• Work to complete: For each line below that includes the word "this", make a copy.

#### Entries supplied

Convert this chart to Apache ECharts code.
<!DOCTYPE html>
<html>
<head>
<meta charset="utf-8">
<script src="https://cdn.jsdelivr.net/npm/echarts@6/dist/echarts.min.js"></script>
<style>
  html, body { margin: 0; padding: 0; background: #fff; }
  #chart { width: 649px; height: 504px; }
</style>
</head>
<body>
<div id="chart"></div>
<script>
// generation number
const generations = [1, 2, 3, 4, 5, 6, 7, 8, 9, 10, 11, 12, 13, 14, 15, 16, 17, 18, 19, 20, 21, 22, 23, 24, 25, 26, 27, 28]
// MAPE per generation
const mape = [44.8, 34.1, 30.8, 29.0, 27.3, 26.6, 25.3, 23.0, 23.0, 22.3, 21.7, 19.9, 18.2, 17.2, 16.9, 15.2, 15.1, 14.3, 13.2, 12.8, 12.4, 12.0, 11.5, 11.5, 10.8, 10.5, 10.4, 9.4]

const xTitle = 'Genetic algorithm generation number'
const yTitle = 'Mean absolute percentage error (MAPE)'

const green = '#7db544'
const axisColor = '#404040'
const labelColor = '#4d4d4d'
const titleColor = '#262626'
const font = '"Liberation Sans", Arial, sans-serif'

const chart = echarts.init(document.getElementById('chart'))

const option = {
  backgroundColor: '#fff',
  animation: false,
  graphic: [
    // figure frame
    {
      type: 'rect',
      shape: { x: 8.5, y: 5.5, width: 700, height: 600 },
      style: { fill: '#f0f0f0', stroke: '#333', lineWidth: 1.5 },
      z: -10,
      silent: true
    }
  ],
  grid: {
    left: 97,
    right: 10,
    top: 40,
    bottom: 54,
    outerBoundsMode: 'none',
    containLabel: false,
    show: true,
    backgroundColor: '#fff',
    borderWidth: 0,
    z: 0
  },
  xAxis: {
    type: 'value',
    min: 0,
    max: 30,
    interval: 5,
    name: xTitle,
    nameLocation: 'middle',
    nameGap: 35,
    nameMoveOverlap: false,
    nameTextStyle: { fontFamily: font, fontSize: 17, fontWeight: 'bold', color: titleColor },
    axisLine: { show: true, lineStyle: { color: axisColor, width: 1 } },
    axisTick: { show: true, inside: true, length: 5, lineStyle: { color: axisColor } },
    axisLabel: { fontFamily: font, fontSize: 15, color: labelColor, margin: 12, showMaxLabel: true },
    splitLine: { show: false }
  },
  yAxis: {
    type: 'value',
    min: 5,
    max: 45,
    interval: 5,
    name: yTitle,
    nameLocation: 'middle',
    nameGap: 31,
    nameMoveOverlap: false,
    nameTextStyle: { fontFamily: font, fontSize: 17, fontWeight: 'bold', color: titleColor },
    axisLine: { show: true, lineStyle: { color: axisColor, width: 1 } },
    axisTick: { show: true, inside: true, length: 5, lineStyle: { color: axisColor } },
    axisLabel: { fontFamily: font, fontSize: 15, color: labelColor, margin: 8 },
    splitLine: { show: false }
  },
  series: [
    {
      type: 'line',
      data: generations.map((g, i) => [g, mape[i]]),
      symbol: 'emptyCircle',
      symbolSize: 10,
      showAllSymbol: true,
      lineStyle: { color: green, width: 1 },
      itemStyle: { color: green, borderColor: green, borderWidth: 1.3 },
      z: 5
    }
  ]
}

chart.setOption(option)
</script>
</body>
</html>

########
#### Entries supplied

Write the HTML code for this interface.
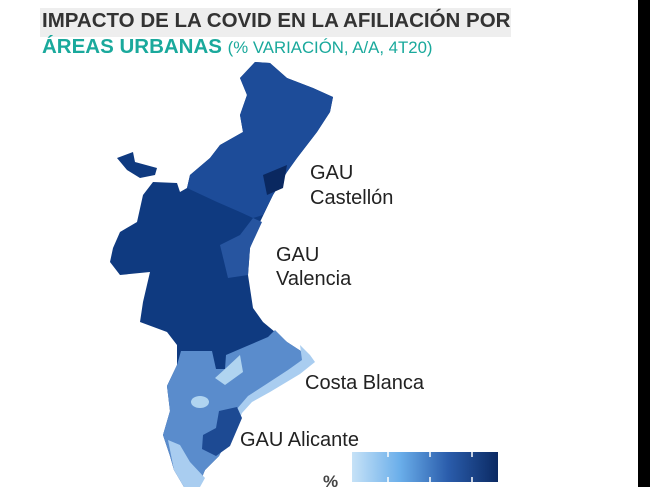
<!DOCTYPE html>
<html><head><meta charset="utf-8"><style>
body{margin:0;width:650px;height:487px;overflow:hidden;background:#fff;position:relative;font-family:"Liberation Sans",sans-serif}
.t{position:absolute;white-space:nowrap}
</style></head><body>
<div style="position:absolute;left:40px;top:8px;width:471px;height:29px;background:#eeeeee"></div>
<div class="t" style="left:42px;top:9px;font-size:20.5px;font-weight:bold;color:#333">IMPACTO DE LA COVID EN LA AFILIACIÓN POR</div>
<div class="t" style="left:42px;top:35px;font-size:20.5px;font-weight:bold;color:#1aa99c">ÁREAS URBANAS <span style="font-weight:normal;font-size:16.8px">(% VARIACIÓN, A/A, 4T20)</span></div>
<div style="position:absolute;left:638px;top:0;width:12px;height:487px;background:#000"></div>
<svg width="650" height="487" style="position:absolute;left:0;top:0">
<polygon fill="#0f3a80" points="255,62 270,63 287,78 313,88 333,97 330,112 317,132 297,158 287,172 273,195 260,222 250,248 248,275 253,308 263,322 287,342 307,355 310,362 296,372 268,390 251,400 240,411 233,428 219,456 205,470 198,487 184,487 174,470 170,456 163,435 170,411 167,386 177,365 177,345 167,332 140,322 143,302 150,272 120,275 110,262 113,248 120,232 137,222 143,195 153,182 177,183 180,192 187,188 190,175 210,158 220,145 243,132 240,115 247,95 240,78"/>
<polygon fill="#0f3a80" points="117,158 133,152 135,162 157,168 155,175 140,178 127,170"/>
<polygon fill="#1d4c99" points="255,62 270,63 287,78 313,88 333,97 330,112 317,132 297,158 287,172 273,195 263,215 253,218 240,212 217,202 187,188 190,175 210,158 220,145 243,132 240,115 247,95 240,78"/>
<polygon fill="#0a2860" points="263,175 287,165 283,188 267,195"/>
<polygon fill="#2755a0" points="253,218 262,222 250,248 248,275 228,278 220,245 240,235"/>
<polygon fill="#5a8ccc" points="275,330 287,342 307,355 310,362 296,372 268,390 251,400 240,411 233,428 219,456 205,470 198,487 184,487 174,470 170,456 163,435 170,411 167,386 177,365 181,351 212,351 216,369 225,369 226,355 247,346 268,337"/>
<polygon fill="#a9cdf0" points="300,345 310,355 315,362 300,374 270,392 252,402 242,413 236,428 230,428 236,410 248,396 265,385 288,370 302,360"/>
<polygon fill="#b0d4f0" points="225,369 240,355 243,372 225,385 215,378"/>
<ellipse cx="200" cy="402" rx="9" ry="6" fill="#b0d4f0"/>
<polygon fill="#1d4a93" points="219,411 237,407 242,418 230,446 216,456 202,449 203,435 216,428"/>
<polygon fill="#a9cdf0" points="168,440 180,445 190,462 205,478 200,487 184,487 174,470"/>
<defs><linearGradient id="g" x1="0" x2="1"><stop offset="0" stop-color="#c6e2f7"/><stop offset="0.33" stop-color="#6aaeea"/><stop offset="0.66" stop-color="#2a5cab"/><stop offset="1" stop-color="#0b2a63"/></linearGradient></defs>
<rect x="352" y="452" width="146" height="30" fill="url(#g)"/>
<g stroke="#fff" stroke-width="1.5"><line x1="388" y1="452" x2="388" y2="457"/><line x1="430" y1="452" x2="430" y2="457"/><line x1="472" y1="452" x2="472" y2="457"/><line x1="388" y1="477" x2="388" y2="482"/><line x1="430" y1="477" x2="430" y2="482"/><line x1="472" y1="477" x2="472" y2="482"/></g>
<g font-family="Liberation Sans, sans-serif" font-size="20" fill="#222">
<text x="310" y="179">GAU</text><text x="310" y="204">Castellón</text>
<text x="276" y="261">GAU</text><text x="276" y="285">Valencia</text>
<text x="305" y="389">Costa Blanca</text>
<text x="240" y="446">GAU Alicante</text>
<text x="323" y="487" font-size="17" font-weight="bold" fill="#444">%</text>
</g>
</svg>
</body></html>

########

• Problem solution:
Convert this chart to Apache ECharts code.
Write the HTML code for this interface.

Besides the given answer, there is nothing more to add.